* Exercise task *
Exactly the lines from the line holding "Generate a web" to the line holding "const gridColor = '#868686';", both lines included, are to be echoed; pictures are not.
-- Start Data for processing --
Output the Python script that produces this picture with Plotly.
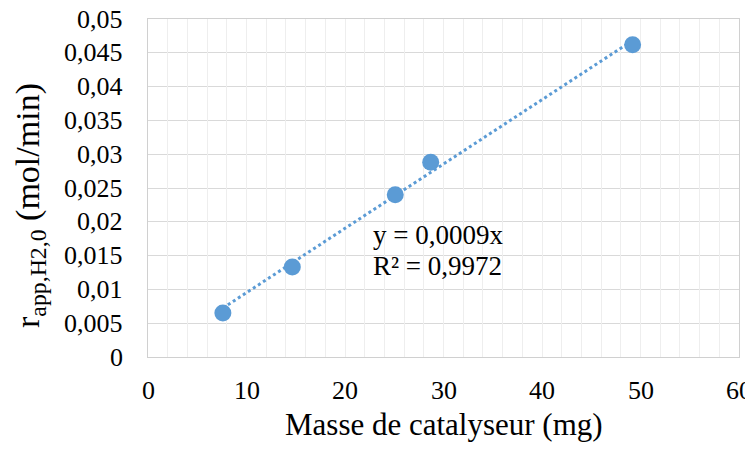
import numpy as np
import plotly.graph_objects as go

masse = [7.6, 14.65, 25.1, 28.7, 49.2]
r_app = [0.0065, 0.0133, 0.0240, 0.0288, 0.0462]
x_ticks = [0, 10, 20, 30, 40, 50, 60]
x_tick_labels = ["0", "10", "20", "30", "40", "50", "60"]
y_ticks = [0, 0.005, 0.01, 0.015, 0.02, 0.025, 0.03, 0.035, 0.04, 0.045, 0.05]
y_tick_labels = ["0", "0,005", "0,01", "0,015", "0,02", "0,025", "0,03",
                 "0,035", "0,04", "0,045", "0,05"]
eq_line1 = "y = 0,0009x"
eq_line2 = "R² = 0,9972"
x_title = "Masse de catalyseur (mg)"
y_title = "r<sub>app,H2,0</sub> (mol/min)"

xa = np.array(masse)
ya = np.array(r_app)
slope = float((xa * ya).sum() / (xa * xa).sum())
x_fit = [min(masse), max(masse)]
y_fit = [slope * v for v in x_fit]

BLUE = "#5B9BD5"
FONT = "Liberation Serif"


def tf(size):
    return dict(family=FONT, size=size, color="black")


fig = go.Figure()
# invisible helper trace so the minor-grid overlay axis is drawn
fig.add_trace(go.Scatter(x=[0, 60], y=[0, 0.05], xaxis="x2", yaxis="y",
                         mode="markers", marker=dict(opacity=0), hoverinfo="skip",
                         showlegend=False))
fig.add_trace(go.Scatter(x=x_fit, y=y_fit, mode="lines",
                         line=dict(color=BLUE, width=3, dash="dot"),
                         hoverinfo="skip", showlegend=False))
fig.add_trace(go.Scatter(x=masse, y=r_app, mode="markers",
                         marker=dict(color=BLUE, size=17, line=dict(width=0)),
                         showlegend=False))

# equation / R² text
fig.add_annotation(x=22.65, y=0.0180, xref="x", yref="y", text=eq_line1,
                   showarrow=False, xanchor="left", yanchor="middle", font=tf(27))
fig.add_annotation(x=22.65, y=0.01345, xref="x", yref="y", text=eq_line2,
                   showarrow=False, xanchor="left", yanchor="middle", font=tf(27))

# tick labels (serif), positioned on the axes' own coordinates
for v, lab in zip(x_ticks, x_tick_labels):
    fig.add_annotation(x=v, y=0, xref="x", yref="y", text=lab, showarrow=False,
                       xanchor="center", yanchor="middle", yshift=-33, font=tf(26))
for v, lab in zip(y_ticks, y_tick_labels):
    fig.add_annotation(x=0, y=v, xref="x", yref="y", text=lab, showarrow=False,
                       xanchor="right", yanchor="middle", xshift=-23, font=tf(26))

# axis titles
fig.add_annotation(x=0.5, y=0, xref="paper", yref="paper", text=x_title,
                   showarrow=False, xanchor="center", yanchor="middle", yshift=-67,
                   font=tf(31))
fig.add_annotation(x=0, y=0.5, xref="paper", yref="paper", text=y_title,
                   showarrow=False, textangle=-90, xanchor="center", yanchor="middle",
                   xshift=-118, yshift=-18, font=tf(34))

fig.update_layout(
    template="none",
    width=745, height=444,
    margin=dict(l=140, r=14, t=11, b=95),
    paper_bgcolor="white", plot_bgcolor="white",
    font=dict(family=FONT, size=25, color="black"),
    xaxis2=dict(range=[0, 60], dtick=2, showgrid=True, gridcolor="#eeeeee", gridwidth=1,
                showticklabels=False, ticks="", zeroline=False, overlaying="x",
                side="bottom", automargin=False, layer="below traces"),
    xaxis=dict(range=[0, 60], tickmode="array", tickvals=x_ticks,
               ticktext=[""] * len(x_ticks), showgrid=True, gridcolor="#d9d9d9",
               gridwidth=1.3, zeroline=False, showline=True, linecolor="#d0d0d0",
               linewidth=1.3, mirror=True, automargin=False, showticklabels=False,
               ticks=""),
    yaxis=dict(range=[0, 0.05], tickmode="array", tickvals=y_ticks,
               ticktext=[""] * len(y_ticks), showgrid=True, gridcolor="#d9d9d9",
               gridwidth=1.3, zeroline=False, showline=True, linecolor="#d0d0d0",
               linewidth=1.3, mirror=True, automargin=False, showticklabels=False,
               ticks=""),
)

fig.write_html("out.html")
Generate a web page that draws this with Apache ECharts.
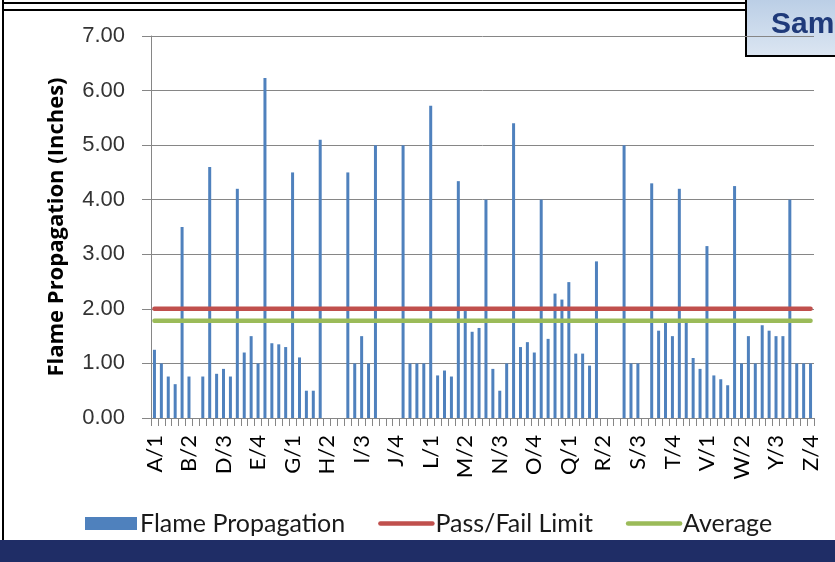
<!DOCTYPE html>
<html>
<head>
<meta charset="utf-8">
<script src="https://cdn.jsdelivr.net/npm/echarts@6/dist/echarts.min.js"></script>
<style>
  html, body { margin: 0; padding: 0; background: #ffffff; }
  #chart { width: 835px; height: 562px; }
</style>
</head>
<body>
<div id="chart"></div>
<script>
// Sample letters (C and X are not used) and the four positions tested on each
const sampleLetters = ['A','B','D','E','F','G','H','I','J','K','L','M','N','O','P','Q','R','S','T','U','V','W','Y','Z'];
const samplePositions = [1, 2, 3, 4];

// Flame propagation per sample position, inches (null = no result)
const flamePropagation = [
  1.25, 1.00, 0.76, 0.62,   3.50, 0.76, null, 0.76,   4.60, 0.81, 0.90, 0.76,
  4.20, 1.20, 1.50, 1.00,   6.23, 1.37, 1.35, 1.30,   4.50, 1.11, 0.50, 0.50,
  5.10, null, null, null,   4.50, 1.00, 1.50, 1.00,   5.00, null, null, null,
  5.00, 1.00, 1.00, 1.00,   5.72, 0.78, 0.87, 0.76,   4.34, 1.96, 1.58, 1.65,
  4.00, 0.90, 0.50, 1.00,   5.40, 1.30, 1.39, 1.20,   4.00, 1.45, 2.28, 2.17,
  2.49, 1.18, 1.18, 0.96,   2.87, null, null, null,   5.00, 1.00, 1.00, null,
  4.30, 1.60, 1.75, 1.50,   4.20, 1.75, 1.10, 0.90,   3.15, 0.78, 0.71, 0.60,
  4.25, 1.00, 1.50, 1.00,   1.70, 1.60, 1.50, 1.50,   4.00, 1.00, 1.00, 1.00
];

// Reference levels, inches
const passFailLimit = 2.00;
const averageValue = 1.78;

// Value axis ticks
const yTicks = [0, 1, 2, 3, 4, 5, 6, 7];

const categories = sampleLetters.flatMap(l => samplePositions.map(p => l + '/' + p));

const chart = echarts.init(document.getElementById('chart'), null, { renderer: 'canvas' });

const labelFont = 'Lato, "Open Sans", sans-serif';
const gridColor = '#868686';

chart.setOption({
  animation: false,
  backgroundColor: '#ffffff',
  grid: { left: 151, right: 21, top: 36, bottom: 144, containLabel: false },
  xAxis: {
    type: 'category',
    data: categories,
    boundaryGap: true,
    axisLine: { show: true, lineStyle: { color: gridColor, width: 1 } },
    axisTick: { show: true, interval: 0, alignWithLabel: false, length: 8, lineStyle: { color: gridColor } },
    axisLabel: {
      interval: 4, rotate: 90, margin: 17,
      fontFamily: labelFont, fontSize: 22, color: '#000000'
    },
    splitLine: { show: false }
  },
  yAxis: {
    type: 'value',
    min: yTicks[0],
    max: yTicks[yTicks.length - 1],
    interval: 1,
    name: 'Flame Propagation (Inches)',
    nameLocation: 'middle',
    nameGap: 83,
    nameRotate: 90,
    nameTextStyle: { fontFamily: '"Open Sans", Lato, sans-serif', fontWeight: 'bold', fontSize: 22, color: '#000000' },
    axisLine: { show: true, lineStyle: { color: gridColor, width: 1 } },
    axisTick: { show: true, length: 9, lineStyle: { color: gridColor } },
    axisLabel: {
      margin: 26,
      formatter: v => v.toFixed(2),
      fontFamily: '"Liberation Sans", Arial, sans-serif', fontSize: 22, color: '#333333'
    },
    splitLine: { show: true, lineStyle: { color: gridColor, width: 1 } }
  },
  legend: {
    left: 80, top: 506,
    itemWidth: 52, itemHeight: 13, itemGap: 33,
    textStyle: { fontFamily: labelFont, fontSize: 25, color: '#1a1a1a', padding: [0, 0, 0, -2] },
    data: [
      { name: 'Flame Propagation', icon: 'rect' },
      { name: 'Pass/Fail Limit', itemStyle: { opacity: 0 }, lineStyle: { width: 4.5, cap: 'round' } },
      { name: 'Average', itemStyle: { opacity: 0 }, lineStyle: { width: 4.5, cap: 'round' } }
    ]
  },
  series: [
    {
      name: 'Flame Propagation',
      type: 'bar',
      data: flamePropagation,
      barWidth: 3,
      itemStyle: { color: '#4F81BD' }
    },
    {
      name: 'Pass/Fail Limit',
      type: 'line',
      data: categories.map(() => passFailLimit),
      symbol: 'none',
      lineStyle: { color: '#C0504D', width: 4.5, cap: 'round' },
      itemStyle: { color: '#C0504D' },
      z: 3
    },
    {
      name: 'Average',
      type: 'line',
      data: categories.map(() => averageValue),
      symbol: 'none',
      lineStyle: { color: '#9BBB59', width: 4.5, cap: 'round' },
      itemStyle: { color: '#9BBB59' },
      z: 3
    }
  ],
  graphic: [
    // page frame: left rule, double rule across the top
    { type: 'rect', shape: { x: 2, y: 0, width: 2, height: 540 }, style: { fill: '#000000' }, silent: true },
    { type: 'rect', shape: { x: 2, y: 2, width: 745, height: 2 }, style: { fill: '#000000' }, silent: true },
    { type: 'rect', shape: { x: 2, y: 9, width: 745, height: 2 }, style: { fill: '#000000' }, silent: true },
    // title tab at the top right
    {
      type: 'rect',
      shape: { x: 746, y: -3, width: 100, height: 59 },
      style: {
        fill: new echarts.graphic.LinearGradient(0, 0, 0, 1, [
          { offset: 0, color: '#B9CDE5' },
          { offset: 1, color: '#DCE6F2' }
        ]),
        stroke: '#000000', lineWidth: 2
      },
      silent: true
    },
    {
      type: 'text', x: 771, y: 25,
      style: { text: 'Sample', fill: '#1F3A7A', font: 'bold 30px "Liberation Sans", Arial, sans-serif', verticalAlign: 'middle' },
      silent: true
    },
    // footer band
    { type: 'rect', shape: { x: 0, y: 540, width: 835, height: 22 }, style: { fill: '#1F2D66' }, silent: true }
  ]
});
</script>
</body>
</html>
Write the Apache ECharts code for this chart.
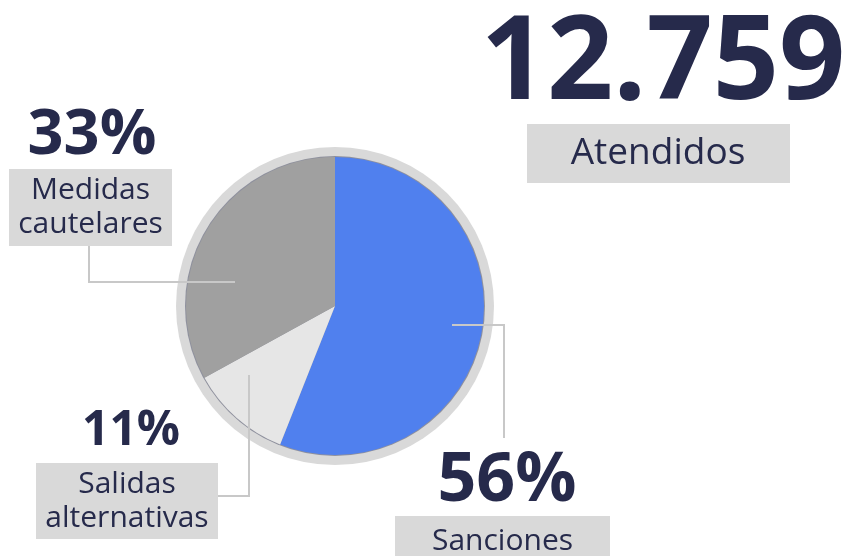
<!DOCTYPE html>
<html>
<head>
<meta charset="utf-8">
<script src="https://cdn.jsdelivr.net/npm/echarts@6/dist/echarts.min.js"></script>
<style>
  html, body { margin: 0; padding: 0; background: #fff; }
  #chart { width: 852px; height: 556px; }
</style>
</head>
<body>
<div id="chart"></div>
<script>
// datos
const categories = ['Sanciones', 'Salidas alternativas', 'Medidas cautelares']
const percentages = [56, 11, 33]
const sliceColors = ['#5080EE', '#E6E6E6', '#A0A0A0']
const totalLabel = '12.759'
const totalCaption = 'Atendidos'

const navy = '#262A4B'
const boxGray = '#D9D9D9'
const lineGray = '#C8C8C8'
const fontFamily = '"Open Sans", "Noto Sans", sans-serif'

const chart = echarts.init(document.getElementById('chart'))

// etiquetas (posición de cada bloque de texto)
const labelSpots = [
  { pctX: 507, pctY: 482, pctSize: 68, box: [395, 516, 215, 50], lines: ['Sanciones'] },
  { pctX: 131, pctY: 431, pctSize: 48, box: [36, 463, 182, 76], lines: ['Salidas', 'alternativas'] },
  { pctX: 92, pctY: 136, pctSize: 63, box: [9, 169, 163, 77], lines: ['Medidas', 'cautelares'] }
]

const graphics = []

// líneas guía
const leaders = [
  [[452, 325], [504, 325], [504, 438]],
  [[249, 375], [249, 496], [218, 496]],
  [[235, 282], [89, 282], [89, 246]]
]
leaders.forEach(pts => {
  graphics.push({
    type: 'polyline',
    shape: { points: pts },
    style: { stroke: lineGray, lineWidth: 2, fill: null },
    z: 10
  })
})

labelSpots.forEach((spot, i) => {
  const [bx, by, bw, bh] = spot.box
  graphics.push({
    type: 'rect',
    shape: { x: bx, y: by, width: bw, height: bh },
    style: { fill: boxGray },
    z: 11
  })
  const n = spot.lines.length
  spot.lines.forEach((ln, k) => {
    graphics.push({
      type: 'text',
      x: bx + bw / 2,
      y: by + bh / 2 + (k - (n - 1) / 2) * 34,
      style: {
        text: ln,
        fill: navy,
        font: '30px ' + fontFamily,
        align: 'center',
        verticalAlign: 'middle'
      },
      z: 12
    })
  })
  graphics.push({
    type: 'text',
    x: spot.pctX,
    y: spot.pctY,
    style: {
      text: percentages[i] + '%',
      fill: navy,
      font: 'bold ' + spot.pctSize + 'px ' + fontFamily,
      align: 'center',
      verticalAlign: 'middle'
    },
    z: 12
  })
})

// total atendidos
graphics.push({
  type: 'text',
  x: 663,
  y: 66,
  style: {
    text: totalLabel,
    fill: navy,
    font: 'bold 116px ' + fontFamily,
    align: 'center',
    verticalAlign: 'middle'
  },
  z: 12
})
graphics.push({
  type: 'rect',
  shape: { x: 527, y: 124, width: 263, height: 59 },
  style: { fill: boxGray },
  z: 11
})
graphics.push({
  type: 'text',
  x: 658,
  y: 153,
  style: {
    text: totalCaption,
    fill: navy,
    font: '37px ' + fontFamily,
    align: 'center',
    verticalAlign: 'middle'
  },
  z: 12
})

const option = {
  animation: false,
  backgroundColor: '#fff',
  series: [
    {
      // anillo exterior
      type: 'pie',
      center: [335, 306],
      radius: [0, 159],
      silent: true,
      z: 1,
      label: { show: false },
      labelLine: { show: false },
      itemStyle: { color: boxGray },
      data: [{ value: 1 }]
    },
    {
      // borde fino
      type: 'pie',
      center: [335, 306],
      radius: [0, 150],
      silent: true,
      z: 2,
      label: { show: false },
      labelLine: { show: false },
      itemStyle: { color: 'rgba(50,55,85,0.45)' },
      data: [{ value: 1 }]
    },
    {
      type: 'pie',
      center: [335, 306],
      radius: [0, 149],
      startAngle: 90,
      clockwise: true,
      z: 3,
      label: { show: false },
      labelLine: { show: false },
      itemStyle: { borderWidth: 0 },
      data: categories.map((c, i) => ({
        name: c,
        value: percentages[i],
        itemStyle: { color: sliceColors[i] }
      }))
    }
  ],
  graphic: graphics
}

chart.setOption(option)
</script>
</body>
</html>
-- End Data for processing --
* Response *
Generate a web page that draws this with Apache ECharts.
<!DOCTYPE html>
<html>
<head>
<meta charset="utf-8">
<script src="https://cdn.jsdelivr.net/npm/echarts@6/dist/echarts.min.js"></script>
<style>
  html, body { margin: 0; padding: 0; background: #ffffff; }
  #chart { width: 835px; height: 562px; }
</style>
</head>
<body>
<div id="chart"></div>
<script>
// Sample letters (C and X are not used) and the four positions tested on each
const sampleLetters = ['A','B','D','E','F','G','H','I','J','K','L','M','N','O','P','Q','R','S','T','U','V','W','Y','Z'];
const samplePositions = [1, 2, 3, 4];

// Flame propagation per sample position, inches (null = no result)
const flamePropagation = [
  1.25, 1.00, 0.76, 0.62,   3.50, 0.76, null, 0.76,   4.60, 0.81, 0.90, 0.76,
  4.20, 1.20, 1.50, 1.00,   6.23, 1.37, 1.35, 1.30,   4.50, 1.11, 0.50, 0.50,
  5.10, null, null, null,   4.50, 1.00, 1.50, 1.00,   5.00, null, null, null,
  5.00, 1.00, 1.00, 1.00,   5.72, 0.78, 0.87, 0.76,   4.34, 1.96, 1.58, 1.65,
  4.00, 0.90, 0.50, 1.00,   5.40, 1.30, 1.39, 1.20,   4.00, 1.45, 2.28, 2.17,
  2.49, 1.18, 1.18, 0.96,   2.87, null, null, null,   5.00, 1.00, 1.00, null,
  4.30, 1.60, 1.75, 1.50,   4.20, 1.75, 1.10, 0.90,   3.15, 0.78, 0.71, 0.60,
  4.25, 1.00, 1.50, 1.00,   1.70, 1.60, 1.50, 1.50,   4.00, 1.00, 1.00, 1.00
];

// Reference levels, inches
const passFailLimit = 2.00;
const averageValue = 1.78;

// Value axis ticks
const yTicks = [0, 1, 2, 3, 4, 5, 6, 7];

const categories = sampleLetters.flatMap(l => samplePositions.map(p => l + '/' + p));

const chart = echarts.init(document.getElementById('chart'), null, { renderer: 'canvas' });

const labelFont = 'Lato, "Open Sans", sans-serif';
const gridColor = '#868686';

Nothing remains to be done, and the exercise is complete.